Business Service Monitoring: Impact vs. Outage
It is tempting to create large host templates for applying service checks to a given device. However, the ease of implementation can quickly be outweighed by the lack of flexibility when creating SLA requirements for Opsview’s BSM components. This is because the results of some checks are going to be more important than others.
Databases and server monitoring are a perfect example. The host templates provided by Opsview are going to have relevant checks for the database server and every service check in the template will apply to this host so at first, it makes perfect sense to apply all of the service checks at once. The problem is that this template contains availability, capacity, and performance monitors for the database server and each of these categories may have different business rules to determine failure conditions. This means that in a single component, the percentage of in-memory sorts is going to be considered just as important as being able to connect to the database in an acceptable amount of time. This simply isn’t the case so the argument can be made that separating the host templates into smaller, more flexible BSM components would be the best overall approach for modeling an application.

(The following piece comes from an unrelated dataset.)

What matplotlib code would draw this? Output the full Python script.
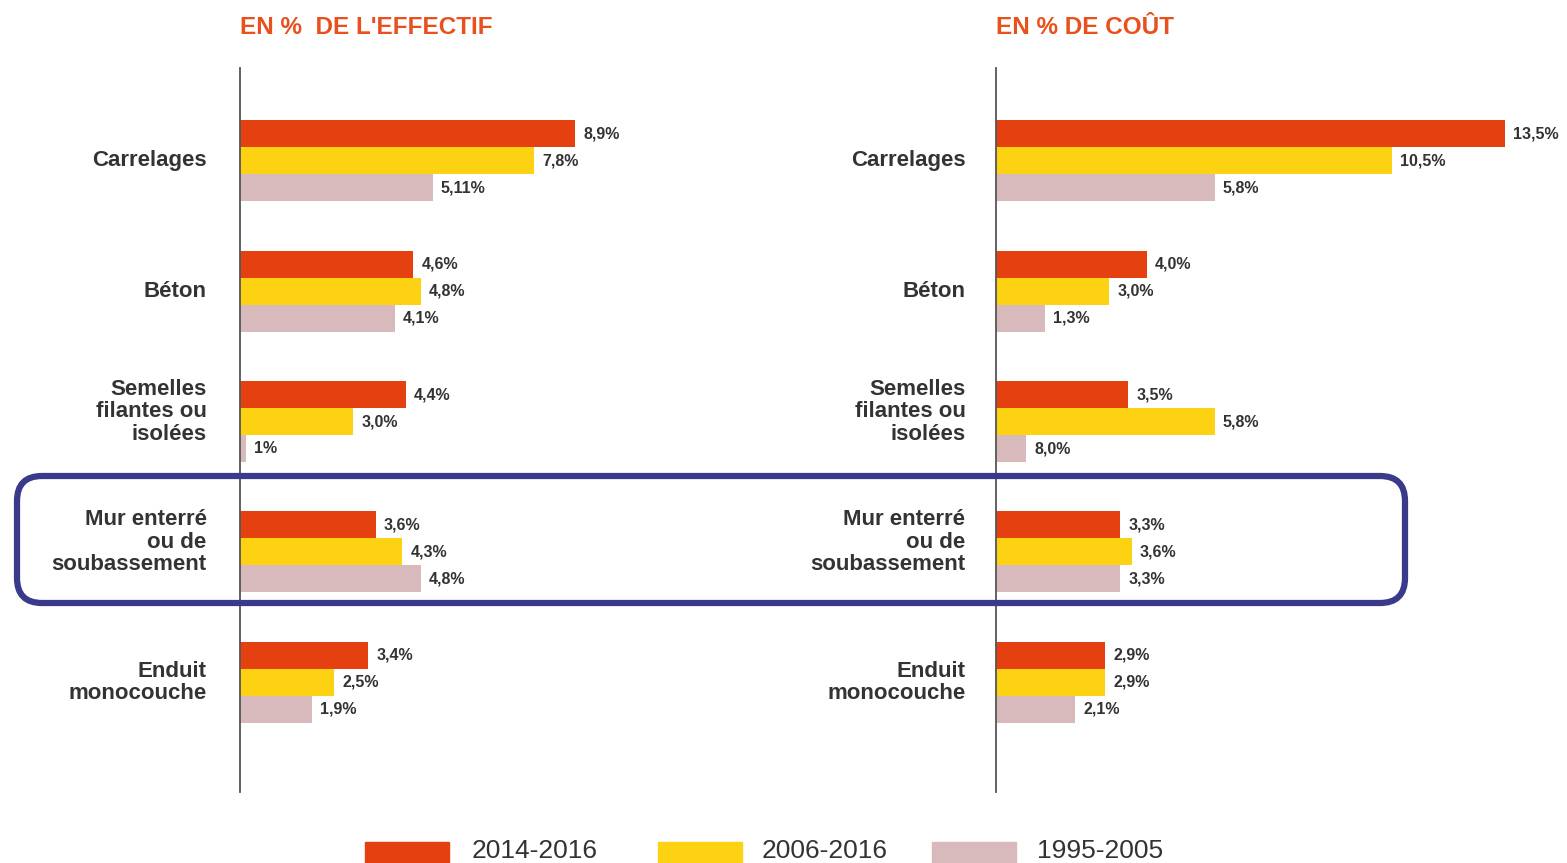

Separating the host templates
This exercise is going to list three different host templates that can be made out of the existing “Database – Oracle RDBMS” template. These new templates separate availability, capacity, and performance service checks into different groups so that distinct SLA rules and failure conditions can be attached to these three aspects of database health.
- Database - Oracle RDBMS – Availability: Connected Users, Corrupted Blocks in Database, Flash Recovery Area Free, Invalid Objects, Maximum Sessions, RMAN Backup Errors, Time to Connect, Tnsping Check, Used Space in Flash Recovery Area
- Database – Oracle RDBMS – Capacity: Datafiles Possible Maximum Number, Free Space Fragmentation Index, Tablespace Can Allocate Next, Tablespace Free, Tablespace Remaining Time, Tablespace Usage
- Database – Oracle RDBMS – Performance: Datafile IO Traffic, Enqueue Contention, Enqueue Waiting, Latch Contention, Latch Waiting, PGA In-memory Sort Ratio, Redo Buffer Allocation Retries, Redo IO Traffic, All Rollback Segment Checks, All SGA Checks, Soft Parses Percentage, Stale Optimizer Statistics, Time Between Redo Log File Switches, User Object Top 10 Checks
The Operational Zone
When creating a business service, the construction of a component can be an extremely powerful business rules engine. By separating checks into separate components, different rules can be implemented and enforced.

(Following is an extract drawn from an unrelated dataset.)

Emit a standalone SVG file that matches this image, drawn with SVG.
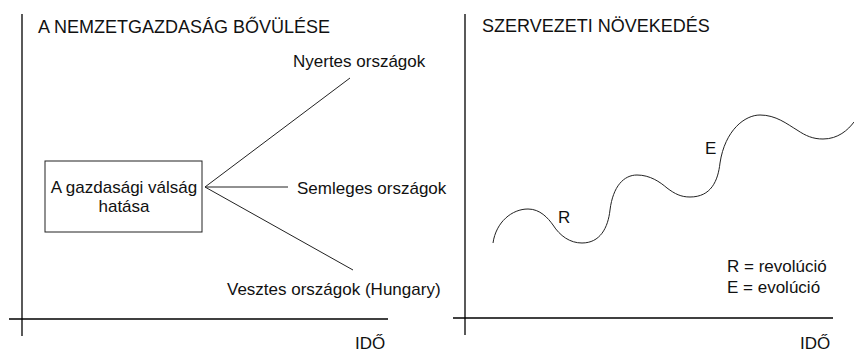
<svg xmlns="http://www.w3.org/2000/svg" width="854" height="352" viewBox="0 0 854 352">
<style>
text{font-family:"Liberation Sans",Arial,sans-serif;fill:#111}
.t{font-size:18px}
.l{font-size:17px}
.ax{stroke:#000;stroke-width:1.3;fill:none}
.ln{stroke:#222;stroke-width:1;fill:none}
</style>
<rect width="854" height="352" fill="#fff"/>
<g id="left-axes">
<line class="ax" x1="22" y1="14" x2="22" y2="336"/>
<line class="ax" x1="9" y1="319" x2="388" y2="319"/>
<text class="t" x="38" y="33">A NEMZETGAZDASÁG BŐVÜLÉSE</text>
<text class="l" x="355" y="349">IDŐ</text>
</g>
<g id="node-valsag">
<rect x="45" y="161" width="157" height="71" fill="#fff" stroke="#222" stroke-width="1"/>
<text class="l" x="124" y="193" text-anchor="middle">A gazdasági válság</text>
<text class="l" x="124" y="212" text-anchor="middle">hatása</text>
</g>
<g id="node-nyertes"><text class="l" x="293" y="67">Nyertes országok</text></g>
<g id="node-semleges"><text class="l" x="297" y="194">Semleges országok</text></g>
<g id="node-vesztes"><text class="l" x="227" y="295">Vesztes országok (Hungary)</text></g>
<g id="connectors">
<line class="ln" x1="205" y1="187" x2="350" y2="78"/>
<line class="ln" x1="205" y1="187" x2="288" y2="187"/>
<line class="ln" x1="205" y1="187" x2="353" y2="270"/>
</g>
<g id="right-axes">
<line class="ax" x1="465" y1="14" x2="465" y2="335"/>
<line class="ax" x1="453" y1="318" x2="833" y2="318"/>
<text class="t" x="482" y="32">SZERVEZETI NÖVEKEDÉS</text>
<text class="l" x="800" y="349">IDŐ</text>
</g>
<g id="wave">
<path class="ln" d="M493,243 C496,222 512,209 528,209 C540,209 548,218 553,225 C560,236 570,243 582,243 C600,243 608,228 610,210 C613,186 624,175 637,175 C650,175 660,182 667,188 C675,194 681,197 690,197 C711,197 718,181 720,163 C725,130 745,115 760,115 C776,115 787,124 797,130 C806,136 813,139 823,139 C838,139 848,130 854,122"/>
<text class="l" x="558" y="223">R</text>
<text class="l" x="705" y="154">E</text>
</g>
<g id="legend">
<text class="l" x="727" y="272">R = revolúció</text>
<text class="l" x="727" y="293">E = evolúció</text>
</g>
</svg>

For example, consider an architecture with six database servers across three data centers with local clustering. The rule may be that as long as any four servers are operational globally, the application can handle the expected load. That would be an example of a single BSM component with an operational zone of 66.7%. However if the rule is that at least one server at each location must be operational for the application to continue functioning, that would be implemented as three BSM components, each with an operational zone of 50%.
For the original exercise, the operational zone is going to be used in different ways to reflect different business rules relating to availability, capacity, and performance. In the example below, availability is considered the ability to connect to and use the database.

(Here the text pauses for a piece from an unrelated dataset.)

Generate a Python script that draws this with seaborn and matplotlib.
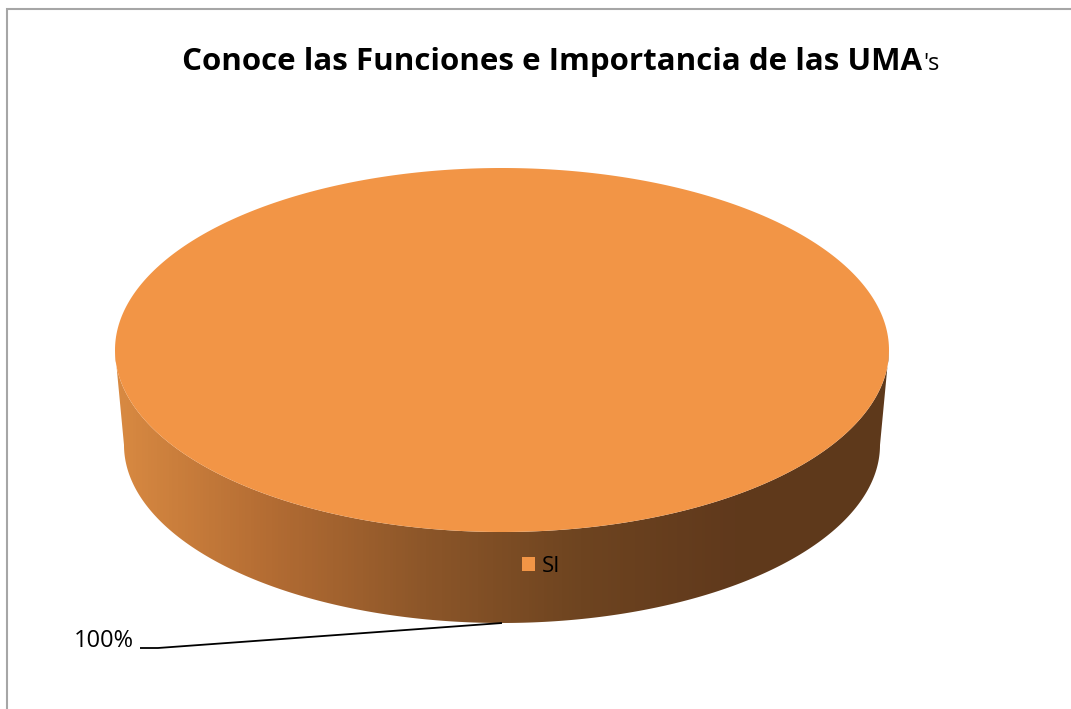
import numpy as np
import matplotlib
matplotlib.use("Agg")
import matplotlib.pyplot as plt
import seaborn as sns
from matplotlib.patches import Polygon, Rectangle

# datos del grafico
categorias = ["SI"]
valores = [100]
etiquetas = ["100%"]
titulo = "Conoce las Funciones e Importancia de las UMA"
sufijo_titulo = "'s"

color_si = "#F29546"
degradado_lado = ["#D98A42", "#B36C33", "#8C5629", "#6E4420", "#60391C", "#5E391B"]

sns.set_theme(style="white")
plt.rcParams['font.family'] = ['Open Sans', 'DejaVu Sans']

fig = plt.figure(figsize=(10.71, 7.09), dpi=100)
ax = fig.add_axes([0, 0, 1, 1])
ax.set_xlim(0, 1071)
ax.set_ylim(709, 0)
ax.axis('off')

# marco del area del grafico (solo se ven arriba e izquierda)
ax.plot([7, 7, 1071], [709, 9, 9], color="#A6A6A6", lw=1.5, solid_joinstyle='miter')

# geometria del pastel 3d (elipse superior e inferior)
cx, cy, a, b = 502, 350, 387, 182
cy2, a2, b2 = 445, 378, 178

fracs = np.array(valores) / sum(valores)
limites = np.concatenate([[0], np.cumsum(fracs)]) * 2 * np.pi

# pared lateral frontal con degradado
t = np.linspace(0, np.pi, 300)
arriba = np.column_stack([cx + a * np.cos(t), cy + b * np.sin(t)])
abajo = np.column_stack([cx + a2 * np.cos(t[::-1]), cy2 + b2 * np.sin(t[::-1])])
lado = Polygon(np.vstack([arriba, abajo]), closed=True, facecolor="none", edgecolor="none")
ax.add_patch(lado)
cmap = sns.blend_palette(degradado_lado, as_cmap=True)
grad = ax.imshow(np.linspace(0, 1, 256)[None, :], cmap=cmap, aspect='auto',
                 extent=[cx - a, cx + a, cy2 + b2 + 2, cy - 2], zorder=1)
grad.set_clip_path(lado)

# tapa superior por rebanada (empieza a las 12, sentido horario)
for i, cat in enumerate(categorias):
    tt = np.linspace(limites[i], limites[i + 1], 400) - np.pi / 2
    pts = np.column_stack([cx + a * np.cos(tt), cy + b * np.sin(tt)])
    if fracs[i] < 1:
        pts = np.vstack([[cx, cy], pts])
    ax.add_patch(Polygon(pts, closed=True, facecolor=color_si, edgecolor="none", zorder=2))

# etiqueta con linea guia hacia el centro de la rebanada
for i, et in enumerate(etiquetas):
    tm = (limites[i] + limites[i + 1]) / 2 - np.pi / 2
    px, py = cx + a2 * np.cos(tm), cy2 + b2 * np.sin(tm)
    ax.plot([140, 158, px], [648, 648, py], color="black", lw=1.3, zorder=3,
            solid_capstyle='butt')
    ax.text(134, 641, et, ha='right', va='center', fontsize=17, color="black")

# leyenda
manejadores = [Rectangle((0, 0), 1, 1, facecolor=color_si, edgecolor="none")]
ax.legend(manejadores, categorias, loc='center', bbox_to_anchor=(541, 566),
          bbox_transform=ax.transData, frameon=False, fontsize=16, labelcolor="black",
          handlelength=0.6, handleheight=0.6, handletextpad=0.3)

# titulo: parte en negrita y "'s" normal
t1 = ax.text(182, 70, titulo, ha='left', va='baseline', fontsize=22.5,
             fontweight='bold', color="black")
fig.canvas.draw()
bb = t1.get_window_extent()
x_fin = ax.transData.inverted().transform((bb.x1, bb.y0))[0]
ax.text(x_fin + 1, 70, sufijo_titulo, ha='left', va='baseline', fontsize=17, color="black")

fig.savefig("out.png", dpi=100)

The design of the application dictates that as long as one of the two servers is operational, the application will be able to support the load. When considering capacity, if either of the two servers were to run out of disk space it would be considered useless and that would put the entire application at risk. In this situation, the operational zone is set to 100% meaning that capacity issues are of the highest priority. Finally, the performance checks have been assigned an operational zone of 0%. This way the performance checks can still be associated with the application but they can never be used to determine a failure condition for the overall application. Instead, if any of these service checks should fail it will only indicate that the overall operation of the business service is impacted but not in failure.
By separating groups of service checks or groups of hosts into different BSM components, interesting and powerful business rules can be applied to these architectures with very little effort or management cost. This will result in higher value business rules that can be applied to SLA reporting, notifications, and overall IT decision making.